711.35/10–246 AW

The Ambassador in Argentina (Messersmith) to the Acting Secretary of State

[Extracts]
confidential

Dear Dean: In a recent letter to one of the higher officers of the Department (I am not able to say at the moment to whom it was addressed as we are unable to lay hands on it immediately in the files), I stated that there were now two reasons in addition to the original one which made it so important for us to straighten out our relations with the Argentine.

In that letter I stated that the President and the Secretary and the Department of State had wished to straighten out our problems with the Argentine through securing compliance by the Argentine with her inter-American commitments as this was imperative for the strengthening of the American picture and to make possible the Rio de Janeiro meeting and the negotiation of a defense pact, as well as the normalization of our relations with the Argentine being desirable for our general interest and that of this hemisphere. We were particularly interested in this because of the whole world situation which we had to face then and must face now.

I pointed out that it was my understanding of this situation which made me willing to accept this task.

As I pointed out in that letter, there are now two more reasons which make it desirable for us to straighten out this Argentine situation. One is that the Soviet Government is making this tremendous effort in South America and is doing everything to sabotage inter-American relationships. The blasts from Moscow against the proposed defense pact in the Americas, the criticism by Moscow and from certain quarters in the United States of the Bill submitted to the Congress which will enable us to implement the defense pact, and the [Page 322] constant attacks which are being made by Moscow and Soviet-controlled foci in other places against inter-American collaboration and against us and against our “imperialistic” designs, are all part of a pattern. There is no doubt that the inter-American system will remain under constant attack from Moscow, and there is increasing activity on the part of Moscow in the countries of the Americas. Following the Soviet pattern, they are not working so much through their Missions, although they are active enough, as they are through local organizations—either communist or to the most extreme left. In a good many of the American countries the situation leaves much to be desired in this respect, and the Soviet activity in Chile, Bolivia, Venezuela, Colombia and Cuba must give us cause for preoccupation for the economic situations in some of these countries is such that there is fertile ground for their activity. The Argentine and Colombia are really the only two countries in the other Americas today which we can depend upon completely to combat Soviet influence and penetration, and in an effective way.…
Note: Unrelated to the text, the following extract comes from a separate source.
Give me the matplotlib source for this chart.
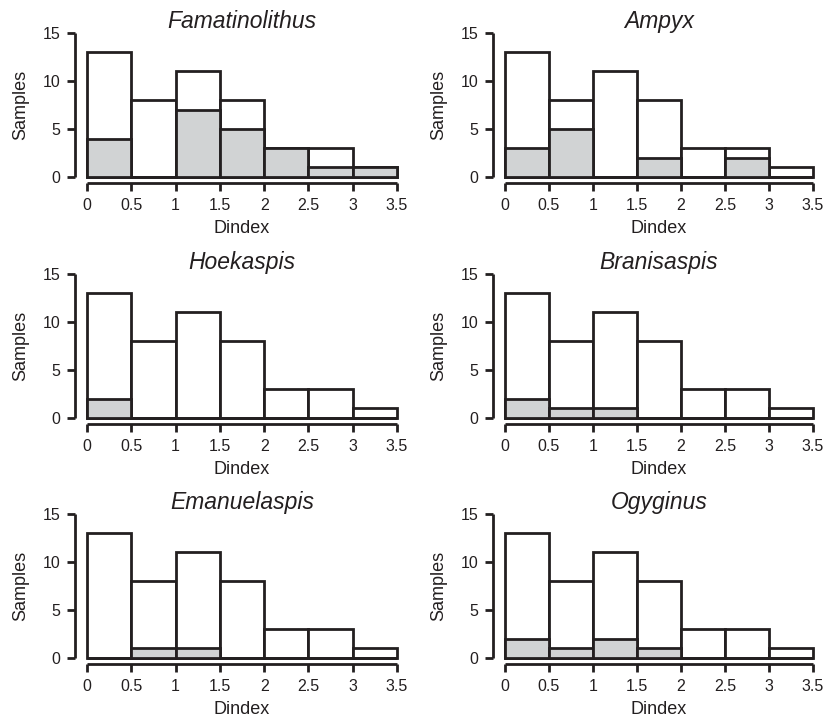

For this reason, I think it is increasingly important for us to straighten out our situation with the Argentine, for the Argentine is one of the countries in the Americas which can be depended upon to prevent communist penetration, and she will be prepared to collaborate in any sound measures among the American States to prevent communist penetration. As long as our relations with the Argentine are not on the normal and completely collaborative basis that they should be, we are hampered in any collaboration in this important field.

The second new factor which has arisen since it was decided that I should go to Buenos Aires is the fact that the British position in some ways is stronger now than before. In a series of letters to Will Clayton,27 I reported fully on the British-Argentine trade negotiation on sterling balances, meat prices, and the British railways. The negotiations almost broke down but, fortunately, a solution was found. Now that the solution has been found, the position of the British here has undoubtedly been strengthened. I am inclined to think that the British will play more fairly with us in the future than they have in the past in the whole American picture, and particularly in the Argentine, as I think the British have learned a lot and realize the importance of the American system to them in a way that they did not before. I think the new British Ambassador here, Sir Reginald Leeper, has done a good deal to make his government understand these situations better and I think Mr. Bevin28 understands this situation better than some of his predecessors did.

. . . . . .

With all good wishes [etc.]

George S. Messersmith
  1. Assistant Secretary of State for Economic Affairs.
  2. Ernest Bevin, British Secretary of State for Foreign Affairs.